JSON Line File Extractor

Extracts structured data from a JSON Lines (.jsonl) file and transforms it into rows for ETL processing. Supports bulk processing and integration with pipeline configurations.

Configuration

Name

Type

Description

filename

Attribute

Path to the JSON Lines file to be processed

bulkSize

Attribute

Number of rows extracted at once (default: 200)

Example

Input data

Example JSON Lines file:

{"id": 1, "name": "Product A", "price": 10.99}
{"id": 2, "name": "Product B", "price": 15.49}
{"id": 3, "name": "Product B", "price": 8.99}
{"id": 4, "name": "Product B", "price": 12.75}

Pipeline configuration

<json-line-file-extractor filename="data/import/common/products.jsonl" bulkSize="200" />

Output data

id

name

price

1

Product A

10.99

2

Product B

15.49

3

Product C

8.99

4

Product D

12.75

Error Handling

Error

Description

File Not Found

Throws an exception: “Can’t load file ‘<filename>’”

Invalid JSON Format

Throws an exception when a line contains invalid JSON.

Bulk Processing Issue

Ensures correct batch sizes based on bulkSize.
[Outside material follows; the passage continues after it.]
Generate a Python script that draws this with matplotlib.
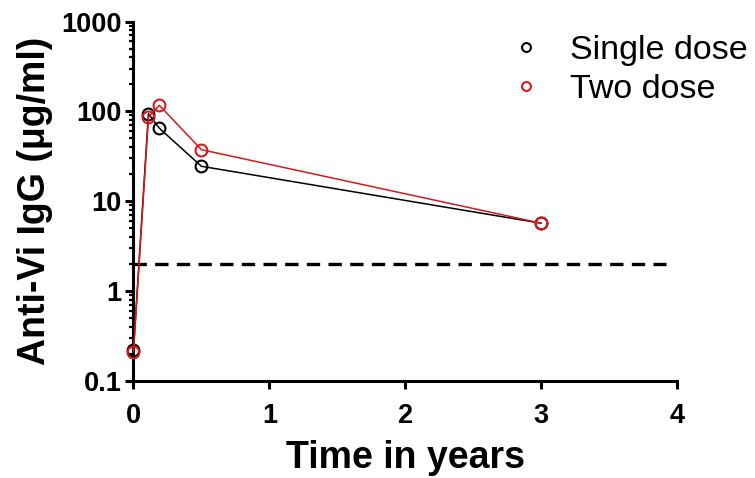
import numpy as np
import matplotlib.pyplot as plt
from matplotlib.ticker import LogLocator, NullFormatter, FixedFormatter, FixedLocator

# values
years = [0, 0.11, 0.19, 0.5, 3]
single_dose = [0.22, 94, 65, 24.5, 5.7]
two_dose = [0.21, 86, 117, 37.5, 5.7]
threshold = 2.0
threshold_end = 3.92

y_ticks = [0.1, 1, 10, 100, 1000]
y_tick_labels = ["0.1", "1", "10", "100", "1000"]
x_ticks = [0, 1, 2, 3, 4]

plt.rcParams['font.family'] = ['Liberation Sans', 'DejaVu Sans']

fig = plt.figure(figsize=(7.55, 4.78), dpi=100)
ax = fig.add_axes([0.1768, 0.2029, 0.7199, 0.7521])

ax.plot(years, single_dose, color="black", lw=1.1, marker="o", ms=8.5,
	mfc="none", mec="black", mew=1.5, clip_on=False, zorder=3, label="Single dose")
ax.plot(years, two_dose, color="#d7191c", lw=1.1, marker="o", ms=8.5,
	mfc="none", mec="#d7191c", mew=1.5, clip_on=False, zorder=4, label="Two dose")

ax.hlines(threshold, 0, threshold_end, colors="black", lw=2.4,
	linestyles=(0, (4.0, 2.5)), zorder=2)

ax.set_yscale("log")
ax.set_ylim(0.1, 1000)
ax.set_xlim(0, 4)

ax.yaxis.set_major_locator(FixedLocator(y_ticks))
ax.yaxis.set_major_formatter(FixedFormatter(y_tick_labels))
ax.yaxis.set_minor_locator(LogLocator(base=10, subs=np.arange(2, 10)))
ax.yaxis.set_minor_formatter(NullFormatter())
ax.set_xticks(x_ticks)

for side in ["top", "right"]:
	ax.spines[side].set_visible(False)
for side in ["left", "bottom"]:
	ax.spines[side].set_linewidth(2.2)

ax.tick_params(which="major", direction="out", length=5.5, width=2.2, labelsize=19.5)
ax.tick_params(axis="x", which="major", pad=10)
ax.tick_params(axis="y", which="major", pad=3)
ax.tick_params(which="minor", direction="out", length=3, width=1.6)
for lab in ax.get_xticklabels() + ax.get_yticklabels():
	lab.set_fontweight("bold")

ax.set_xlabel("Time in years", fontsize=27, fontweight="bold", labelpad=8)
ax.set_ylabel("Anti-Vi IgG (\u03bcg/ml)", fontsize=27, fontweight="bold", labelpad=6)

leg = ax.legend(loc="upper left", bbox_to_anchor=(526 / 755, 1 - 35 / 478),
	bbox_transform=fig.transFigure, frameon=False, fontsize=24.5,
	handlelength=0, handletextpad=1.3, markerscale=0.75,
	labelspacing=0.24, borderaxespad=0, borderpad=0)
for h in leg.legend_handles:
	h.set_linestyle("none")

fig.savefig("out.png", dpi=100)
Performance Considerations

Consideration

Description

Use an appropriate `bulkSize`

Small sizes improve memory efficiency but increase processing time.

Ensure JSON Lines format

Each line must be a valid JSON object.

Stream Processing

Efficiently processes large .jsonl files without loading everything into memory.

Key Features

Feature

Description

Supports Bulk Extraction

Processes data in chunks.

Handles JSON Validation

Prevents errors due to invalid input.

Optimized for Large JSON Files

Uses line-by-line processing to reduce memory usage.

Pipeline Integration

Compatible with pipeline configurations and console commands.